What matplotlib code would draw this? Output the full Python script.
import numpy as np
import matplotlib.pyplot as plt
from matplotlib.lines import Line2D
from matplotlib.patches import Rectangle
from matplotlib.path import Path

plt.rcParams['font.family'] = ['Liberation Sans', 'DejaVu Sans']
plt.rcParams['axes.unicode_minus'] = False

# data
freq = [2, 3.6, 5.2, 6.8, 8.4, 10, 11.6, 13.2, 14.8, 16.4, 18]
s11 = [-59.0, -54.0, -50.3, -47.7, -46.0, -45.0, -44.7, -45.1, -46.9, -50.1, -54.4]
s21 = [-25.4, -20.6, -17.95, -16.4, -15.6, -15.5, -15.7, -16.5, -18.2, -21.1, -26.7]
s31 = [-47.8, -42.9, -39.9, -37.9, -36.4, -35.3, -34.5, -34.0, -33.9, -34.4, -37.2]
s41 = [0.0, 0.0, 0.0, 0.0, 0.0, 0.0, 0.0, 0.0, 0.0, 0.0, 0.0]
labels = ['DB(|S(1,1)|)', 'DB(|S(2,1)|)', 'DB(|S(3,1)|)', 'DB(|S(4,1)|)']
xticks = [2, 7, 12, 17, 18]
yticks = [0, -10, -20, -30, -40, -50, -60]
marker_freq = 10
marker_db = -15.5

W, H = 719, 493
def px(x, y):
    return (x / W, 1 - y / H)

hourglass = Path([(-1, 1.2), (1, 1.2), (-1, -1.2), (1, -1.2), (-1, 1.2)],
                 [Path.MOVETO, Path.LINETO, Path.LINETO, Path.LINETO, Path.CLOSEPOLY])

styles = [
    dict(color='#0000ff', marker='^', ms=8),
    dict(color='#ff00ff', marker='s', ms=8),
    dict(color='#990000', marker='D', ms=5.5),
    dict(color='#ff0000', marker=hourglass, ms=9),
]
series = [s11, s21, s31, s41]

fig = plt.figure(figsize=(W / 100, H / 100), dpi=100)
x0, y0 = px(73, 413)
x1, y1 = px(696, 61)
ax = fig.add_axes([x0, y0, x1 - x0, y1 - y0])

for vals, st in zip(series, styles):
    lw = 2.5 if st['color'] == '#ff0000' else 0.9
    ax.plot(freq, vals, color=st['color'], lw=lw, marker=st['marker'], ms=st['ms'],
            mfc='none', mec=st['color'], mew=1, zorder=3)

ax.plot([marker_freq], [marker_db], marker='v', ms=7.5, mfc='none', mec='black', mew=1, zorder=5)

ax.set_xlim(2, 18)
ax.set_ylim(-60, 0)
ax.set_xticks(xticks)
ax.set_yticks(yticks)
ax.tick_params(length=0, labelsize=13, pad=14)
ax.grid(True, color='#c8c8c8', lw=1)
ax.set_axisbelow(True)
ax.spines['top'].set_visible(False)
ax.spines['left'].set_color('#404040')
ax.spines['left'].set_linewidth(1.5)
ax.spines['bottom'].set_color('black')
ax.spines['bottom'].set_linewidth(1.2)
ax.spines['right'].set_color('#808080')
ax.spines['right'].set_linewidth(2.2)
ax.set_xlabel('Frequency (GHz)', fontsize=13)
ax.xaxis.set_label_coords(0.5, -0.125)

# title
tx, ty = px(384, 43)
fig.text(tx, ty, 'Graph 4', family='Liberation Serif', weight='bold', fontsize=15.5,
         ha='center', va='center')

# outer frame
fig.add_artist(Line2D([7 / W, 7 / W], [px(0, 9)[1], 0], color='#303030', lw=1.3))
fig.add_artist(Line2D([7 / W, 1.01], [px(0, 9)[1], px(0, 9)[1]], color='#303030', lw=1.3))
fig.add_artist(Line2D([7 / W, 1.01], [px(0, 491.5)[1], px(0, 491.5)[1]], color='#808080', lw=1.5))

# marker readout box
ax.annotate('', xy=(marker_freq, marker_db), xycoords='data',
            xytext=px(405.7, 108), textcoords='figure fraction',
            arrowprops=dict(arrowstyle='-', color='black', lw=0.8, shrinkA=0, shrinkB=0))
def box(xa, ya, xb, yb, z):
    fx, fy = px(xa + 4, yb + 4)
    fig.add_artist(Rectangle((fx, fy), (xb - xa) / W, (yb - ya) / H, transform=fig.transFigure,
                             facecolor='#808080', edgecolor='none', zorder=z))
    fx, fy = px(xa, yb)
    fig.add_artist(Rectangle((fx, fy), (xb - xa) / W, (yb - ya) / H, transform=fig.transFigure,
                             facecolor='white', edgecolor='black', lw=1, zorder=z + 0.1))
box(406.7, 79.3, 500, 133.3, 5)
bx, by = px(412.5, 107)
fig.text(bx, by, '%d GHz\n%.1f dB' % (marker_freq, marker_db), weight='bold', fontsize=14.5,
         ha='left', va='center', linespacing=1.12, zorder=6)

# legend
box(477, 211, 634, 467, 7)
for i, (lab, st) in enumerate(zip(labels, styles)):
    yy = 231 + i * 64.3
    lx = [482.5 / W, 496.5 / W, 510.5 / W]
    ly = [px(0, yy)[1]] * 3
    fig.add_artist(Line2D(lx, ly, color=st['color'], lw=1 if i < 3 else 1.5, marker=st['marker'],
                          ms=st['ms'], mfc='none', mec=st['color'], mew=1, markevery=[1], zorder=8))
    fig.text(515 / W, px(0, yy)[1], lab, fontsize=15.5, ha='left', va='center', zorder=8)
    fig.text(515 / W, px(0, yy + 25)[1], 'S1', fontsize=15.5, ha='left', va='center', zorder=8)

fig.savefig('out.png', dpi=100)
---
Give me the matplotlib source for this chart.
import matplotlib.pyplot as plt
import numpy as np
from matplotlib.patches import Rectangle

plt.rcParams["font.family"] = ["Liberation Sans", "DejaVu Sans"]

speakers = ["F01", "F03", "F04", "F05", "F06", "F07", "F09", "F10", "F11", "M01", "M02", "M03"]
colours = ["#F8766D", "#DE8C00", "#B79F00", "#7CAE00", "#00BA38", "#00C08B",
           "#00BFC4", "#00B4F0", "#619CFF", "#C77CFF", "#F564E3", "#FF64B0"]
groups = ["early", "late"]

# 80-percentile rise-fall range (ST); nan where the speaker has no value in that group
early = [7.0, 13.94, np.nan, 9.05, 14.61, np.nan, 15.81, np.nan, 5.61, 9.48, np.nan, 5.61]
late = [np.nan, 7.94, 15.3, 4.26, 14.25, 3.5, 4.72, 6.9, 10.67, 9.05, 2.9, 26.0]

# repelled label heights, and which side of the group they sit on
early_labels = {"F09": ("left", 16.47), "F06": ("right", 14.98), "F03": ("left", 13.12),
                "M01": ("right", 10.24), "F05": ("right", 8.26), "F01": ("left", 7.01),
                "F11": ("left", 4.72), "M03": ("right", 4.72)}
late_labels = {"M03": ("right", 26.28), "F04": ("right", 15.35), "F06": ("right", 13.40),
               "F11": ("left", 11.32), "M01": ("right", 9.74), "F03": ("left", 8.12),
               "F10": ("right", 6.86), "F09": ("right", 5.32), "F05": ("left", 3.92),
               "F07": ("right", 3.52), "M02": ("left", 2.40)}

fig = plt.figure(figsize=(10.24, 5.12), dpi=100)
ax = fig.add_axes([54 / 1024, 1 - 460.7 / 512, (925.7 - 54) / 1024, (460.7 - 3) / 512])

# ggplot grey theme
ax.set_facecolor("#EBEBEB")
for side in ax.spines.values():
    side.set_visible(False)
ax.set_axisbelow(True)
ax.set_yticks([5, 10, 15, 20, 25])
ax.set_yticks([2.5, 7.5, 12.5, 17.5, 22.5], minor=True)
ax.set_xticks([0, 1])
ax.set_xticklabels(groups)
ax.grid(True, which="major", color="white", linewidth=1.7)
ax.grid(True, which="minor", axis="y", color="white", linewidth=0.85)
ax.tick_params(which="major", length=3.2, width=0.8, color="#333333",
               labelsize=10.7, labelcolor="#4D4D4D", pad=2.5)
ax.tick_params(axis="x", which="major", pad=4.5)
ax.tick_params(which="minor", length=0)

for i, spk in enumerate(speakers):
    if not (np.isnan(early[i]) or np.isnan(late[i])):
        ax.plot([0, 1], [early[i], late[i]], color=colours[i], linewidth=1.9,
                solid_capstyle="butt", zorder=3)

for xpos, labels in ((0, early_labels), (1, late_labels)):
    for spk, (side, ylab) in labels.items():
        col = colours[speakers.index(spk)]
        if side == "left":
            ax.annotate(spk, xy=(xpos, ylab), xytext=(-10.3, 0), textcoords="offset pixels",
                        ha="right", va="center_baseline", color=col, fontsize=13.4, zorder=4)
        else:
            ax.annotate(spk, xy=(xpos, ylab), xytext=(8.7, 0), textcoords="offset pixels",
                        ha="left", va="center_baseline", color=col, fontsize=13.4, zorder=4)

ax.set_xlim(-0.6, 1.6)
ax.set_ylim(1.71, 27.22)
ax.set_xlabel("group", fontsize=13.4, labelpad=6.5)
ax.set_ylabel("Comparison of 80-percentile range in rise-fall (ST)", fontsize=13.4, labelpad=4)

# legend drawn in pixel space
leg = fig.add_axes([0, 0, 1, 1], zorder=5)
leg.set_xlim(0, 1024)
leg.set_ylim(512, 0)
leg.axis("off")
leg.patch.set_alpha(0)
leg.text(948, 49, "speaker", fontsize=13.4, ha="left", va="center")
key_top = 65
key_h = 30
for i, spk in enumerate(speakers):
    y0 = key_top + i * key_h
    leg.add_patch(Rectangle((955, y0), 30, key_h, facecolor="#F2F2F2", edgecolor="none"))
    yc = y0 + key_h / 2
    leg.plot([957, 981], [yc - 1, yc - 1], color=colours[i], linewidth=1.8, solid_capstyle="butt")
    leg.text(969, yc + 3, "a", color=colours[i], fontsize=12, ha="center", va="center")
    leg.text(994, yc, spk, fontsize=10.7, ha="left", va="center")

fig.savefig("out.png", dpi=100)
--
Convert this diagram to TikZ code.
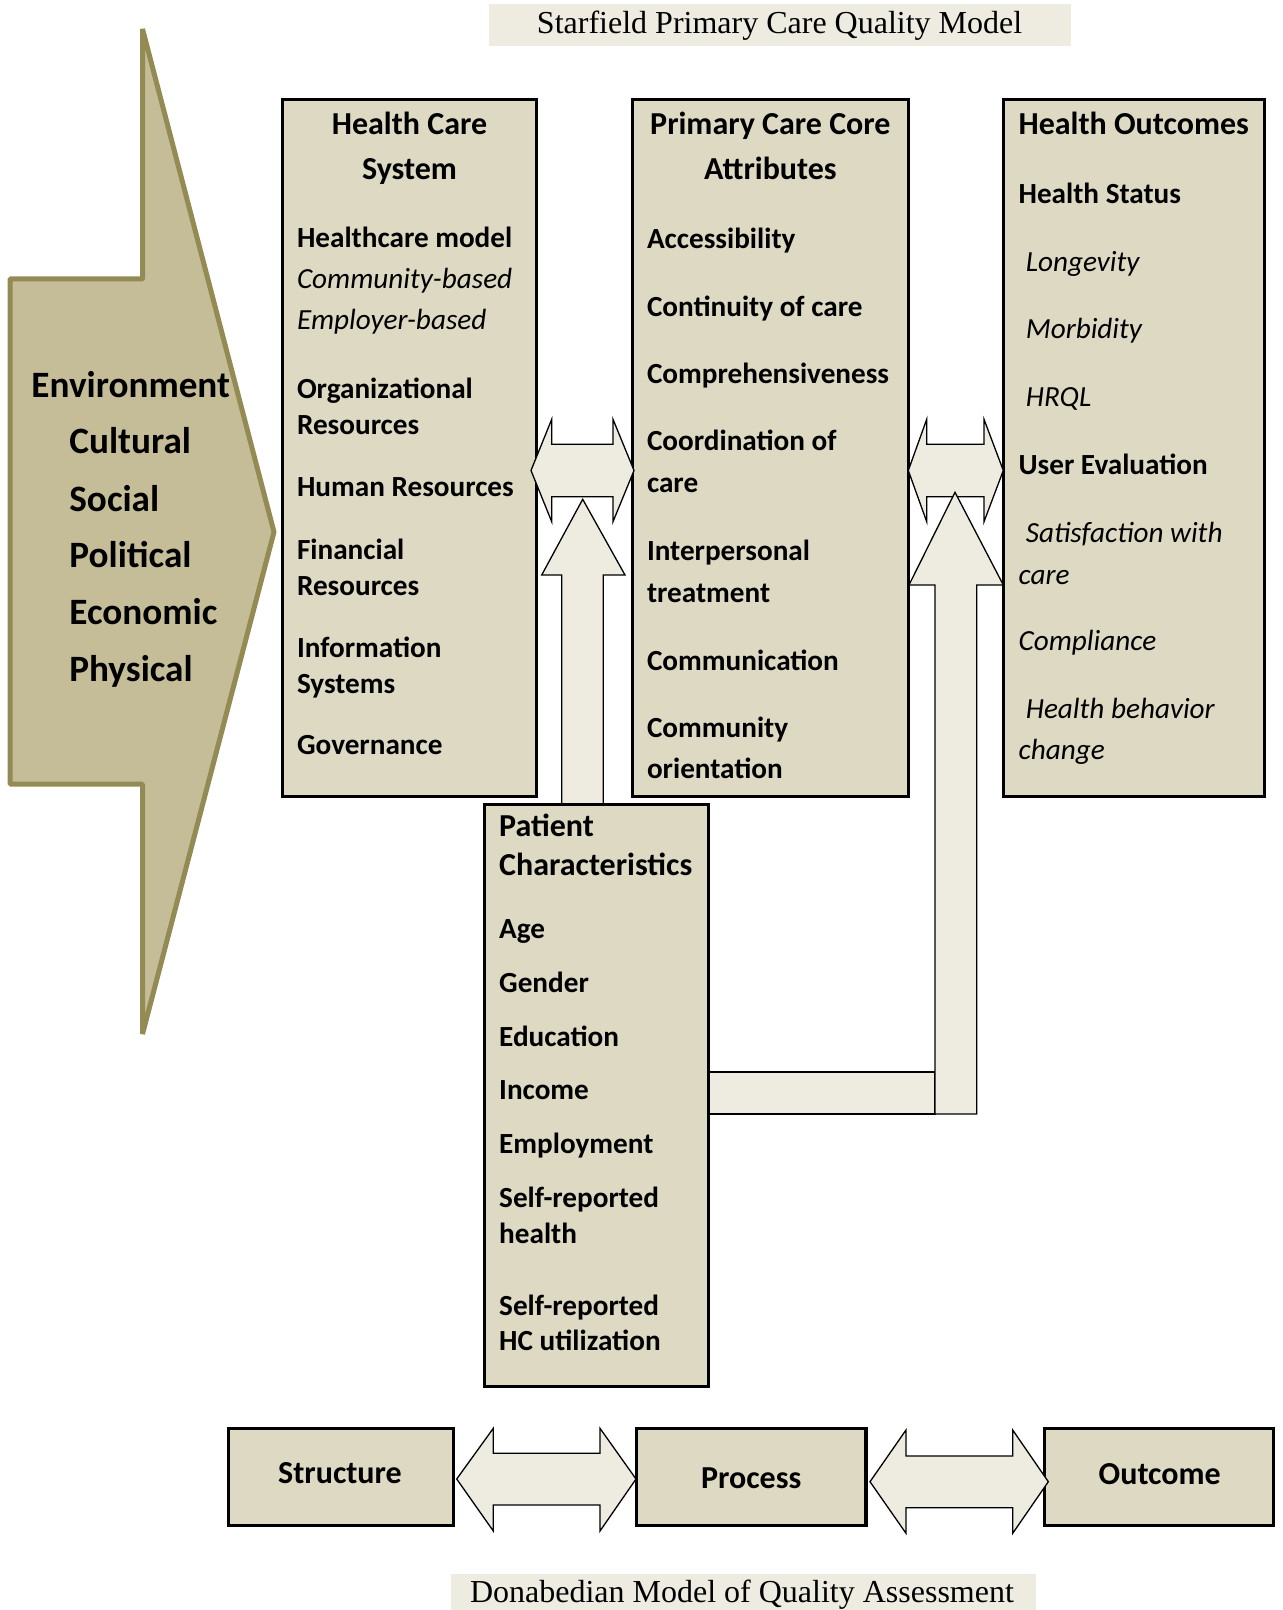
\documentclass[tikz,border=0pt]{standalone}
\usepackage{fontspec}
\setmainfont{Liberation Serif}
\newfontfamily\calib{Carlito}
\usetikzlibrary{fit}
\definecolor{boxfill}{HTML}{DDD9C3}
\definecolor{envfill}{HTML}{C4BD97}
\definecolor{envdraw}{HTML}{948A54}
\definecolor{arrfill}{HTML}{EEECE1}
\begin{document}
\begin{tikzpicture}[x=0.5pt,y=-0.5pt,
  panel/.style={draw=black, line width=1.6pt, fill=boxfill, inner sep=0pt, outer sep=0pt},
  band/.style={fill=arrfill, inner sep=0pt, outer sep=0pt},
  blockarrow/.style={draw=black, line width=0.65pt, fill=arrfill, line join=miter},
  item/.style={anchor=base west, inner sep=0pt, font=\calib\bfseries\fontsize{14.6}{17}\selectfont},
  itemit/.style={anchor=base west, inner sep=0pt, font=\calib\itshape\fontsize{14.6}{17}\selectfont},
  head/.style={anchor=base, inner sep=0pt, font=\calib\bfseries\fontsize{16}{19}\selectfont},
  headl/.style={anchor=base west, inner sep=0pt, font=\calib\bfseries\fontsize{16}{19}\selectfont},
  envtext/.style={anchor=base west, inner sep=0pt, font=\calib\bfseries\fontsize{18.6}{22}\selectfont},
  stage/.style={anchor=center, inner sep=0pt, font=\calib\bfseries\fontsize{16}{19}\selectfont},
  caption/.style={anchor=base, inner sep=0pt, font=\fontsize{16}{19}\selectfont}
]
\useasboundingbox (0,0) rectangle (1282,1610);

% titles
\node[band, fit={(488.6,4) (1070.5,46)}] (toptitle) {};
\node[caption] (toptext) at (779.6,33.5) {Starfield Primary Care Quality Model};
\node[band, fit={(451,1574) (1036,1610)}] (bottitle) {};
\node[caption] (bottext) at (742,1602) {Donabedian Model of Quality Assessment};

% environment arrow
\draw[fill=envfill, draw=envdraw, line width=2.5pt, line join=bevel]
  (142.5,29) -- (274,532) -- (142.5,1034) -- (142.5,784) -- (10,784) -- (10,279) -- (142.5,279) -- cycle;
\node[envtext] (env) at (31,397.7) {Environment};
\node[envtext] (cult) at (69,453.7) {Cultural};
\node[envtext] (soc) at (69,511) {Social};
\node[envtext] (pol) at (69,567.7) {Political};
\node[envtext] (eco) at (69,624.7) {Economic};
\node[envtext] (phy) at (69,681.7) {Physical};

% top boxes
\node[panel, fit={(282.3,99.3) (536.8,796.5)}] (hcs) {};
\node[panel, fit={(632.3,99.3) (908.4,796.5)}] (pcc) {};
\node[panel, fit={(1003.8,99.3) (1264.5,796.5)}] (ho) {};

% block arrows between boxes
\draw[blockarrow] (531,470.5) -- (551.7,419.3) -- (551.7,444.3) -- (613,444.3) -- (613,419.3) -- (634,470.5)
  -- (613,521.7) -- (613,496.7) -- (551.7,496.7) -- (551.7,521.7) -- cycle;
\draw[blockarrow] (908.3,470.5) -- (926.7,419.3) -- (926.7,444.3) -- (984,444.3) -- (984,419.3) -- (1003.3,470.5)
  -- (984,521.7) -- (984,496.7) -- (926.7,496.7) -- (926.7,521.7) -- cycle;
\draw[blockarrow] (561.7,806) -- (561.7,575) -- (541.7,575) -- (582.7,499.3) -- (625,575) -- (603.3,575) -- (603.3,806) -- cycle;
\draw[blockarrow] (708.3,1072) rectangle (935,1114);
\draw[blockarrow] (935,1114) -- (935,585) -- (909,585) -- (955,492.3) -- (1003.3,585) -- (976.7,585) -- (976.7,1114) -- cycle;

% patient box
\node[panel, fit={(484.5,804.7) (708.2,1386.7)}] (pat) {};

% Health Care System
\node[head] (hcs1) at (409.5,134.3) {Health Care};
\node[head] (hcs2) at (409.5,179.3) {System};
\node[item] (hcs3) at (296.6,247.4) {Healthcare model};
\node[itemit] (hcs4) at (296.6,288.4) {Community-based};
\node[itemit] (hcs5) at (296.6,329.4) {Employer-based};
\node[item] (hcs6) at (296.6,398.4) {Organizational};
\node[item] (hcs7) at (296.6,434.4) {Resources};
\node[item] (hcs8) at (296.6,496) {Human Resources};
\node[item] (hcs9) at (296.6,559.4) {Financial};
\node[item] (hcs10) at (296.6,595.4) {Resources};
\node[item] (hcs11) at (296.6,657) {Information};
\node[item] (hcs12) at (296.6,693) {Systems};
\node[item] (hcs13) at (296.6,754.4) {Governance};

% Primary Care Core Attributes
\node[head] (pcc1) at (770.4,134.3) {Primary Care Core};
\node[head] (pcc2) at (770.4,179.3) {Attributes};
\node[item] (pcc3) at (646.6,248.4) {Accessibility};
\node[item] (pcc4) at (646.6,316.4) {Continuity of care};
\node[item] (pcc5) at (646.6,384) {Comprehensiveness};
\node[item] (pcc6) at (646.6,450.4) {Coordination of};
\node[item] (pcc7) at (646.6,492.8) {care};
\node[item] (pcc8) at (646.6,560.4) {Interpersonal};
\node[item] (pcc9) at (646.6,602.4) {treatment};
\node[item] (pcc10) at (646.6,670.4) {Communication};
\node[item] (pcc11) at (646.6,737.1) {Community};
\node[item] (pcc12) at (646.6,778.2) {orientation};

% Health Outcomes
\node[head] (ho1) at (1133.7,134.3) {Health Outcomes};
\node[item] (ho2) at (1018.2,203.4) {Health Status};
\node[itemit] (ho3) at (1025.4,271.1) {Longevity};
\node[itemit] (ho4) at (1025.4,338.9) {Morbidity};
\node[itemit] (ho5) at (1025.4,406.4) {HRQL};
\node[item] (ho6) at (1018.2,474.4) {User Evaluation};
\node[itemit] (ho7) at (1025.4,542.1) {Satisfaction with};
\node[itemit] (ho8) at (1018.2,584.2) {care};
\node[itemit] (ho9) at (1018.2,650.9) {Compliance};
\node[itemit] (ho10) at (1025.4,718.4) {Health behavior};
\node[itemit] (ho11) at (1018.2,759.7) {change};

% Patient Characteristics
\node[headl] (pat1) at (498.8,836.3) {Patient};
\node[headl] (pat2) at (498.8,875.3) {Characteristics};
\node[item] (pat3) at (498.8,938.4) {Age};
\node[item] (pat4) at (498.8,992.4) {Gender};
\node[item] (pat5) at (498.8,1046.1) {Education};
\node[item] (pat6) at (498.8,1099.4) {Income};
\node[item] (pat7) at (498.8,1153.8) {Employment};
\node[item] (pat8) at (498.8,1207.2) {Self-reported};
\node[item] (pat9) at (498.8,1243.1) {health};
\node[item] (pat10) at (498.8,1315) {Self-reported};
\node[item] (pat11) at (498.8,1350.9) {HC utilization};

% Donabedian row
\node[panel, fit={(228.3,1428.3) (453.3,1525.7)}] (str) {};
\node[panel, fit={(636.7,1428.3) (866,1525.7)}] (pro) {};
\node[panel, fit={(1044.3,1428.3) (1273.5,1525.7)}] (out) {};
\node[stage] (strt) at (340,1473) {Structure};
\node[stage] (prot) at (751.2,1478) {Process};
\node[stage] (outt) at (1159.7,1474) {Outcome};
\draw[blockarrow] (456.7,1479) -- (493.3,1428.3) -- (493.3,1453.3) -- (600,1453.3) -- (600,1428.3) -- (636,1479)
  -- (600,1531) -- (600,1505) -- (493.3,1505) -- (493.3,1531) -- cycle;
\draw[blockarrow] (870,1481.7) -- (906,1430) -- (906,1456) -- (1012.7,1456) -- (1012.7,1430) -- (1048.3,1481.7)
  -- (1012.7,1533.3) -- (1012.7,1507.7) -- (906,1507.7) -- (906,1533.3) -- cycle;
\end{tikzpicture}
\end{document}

▶ [Given problem]: The copy should hold exactly the lines from the line with "Convert this diagram to TikZ code." to the line with "(bottext) at (742,1602)", both ends in, set down without any pictures and with nothing added.

▶ [Final result]:
Convert this diagram to TikZ code.
\documentclass[tikz,border=0pt]{standalone}
\usepackage{fontspec}
\setmainfont{Liberation Serif}
\newfontfamily\calib{Carlito}
\usetikzlibrary{fit}
\definecolor{boxfill}{HTML}{DDD9C3}
\definecolor{envfill}{HTML}{C4BD97}
\definecolor{envdraw}{HTML}{948A54}
\definecolor{arrfill}{HTML}{EEECE1}
\begin{document}
\begin{tikzpicture}[x=0.5pt,y=-0.5pt,
  panel/.style={draw=black, line width=1.6pt, fill=boxfill, inner sep=0pt, outer sep=0pt},
  band/.style={fill=arrfill, inner sep=0pt, outer sep=0pt},
  blockarrow/.style={draw=black, line width=0.65pt, fill=arrfill, line join=miter},
  item/.style={anchor=base west, inner sep=0pt, font=\calib\bfseries\fontsize{14.6}{17}\selectfont},
  itemit/.style={anchor=base west, inner sep=0pt, font=\calib\itshape\fontsize{14.6}{17}\selectfont},
  head/.style={anchor=base, inner sep=0pt, font=\calib\bfseries\fontsize{16}{19}\selectfont},
  headl/.style={anchor=base west, inner sep=0pt, font=\calib\bfseries\fontsize{16}{19}\selectfont},
  envtext/.style={anchor=base west, inner sep=0pt, font=\calib\bfseries\fontsize{18.6}{22}\selectfont},
  stage/.style={anchor=center, inner sep=0pt, font=\calib\bfseries\fontsize{16}{19}\selectfont},
  caption/.style={anchor=base, inner sep=0pt, font=\fontsize{16}{19}\selectfont}
]
\useasboundingbox (0,0) rectangle (1282,1610);

% titles
\node[band, fit={(488.6,4) (1070.5,46)}] (toptitle) {};
\node[caption] (toptext) at (779.6,33.5) {Starfield Primary Care Quality Model};
\node[band, fit={(451,1574) (1036,1610)}] (bottitle) {};
\node[caption] (bottext) at (742,1602) {Donabedian Model of Quality Assessment};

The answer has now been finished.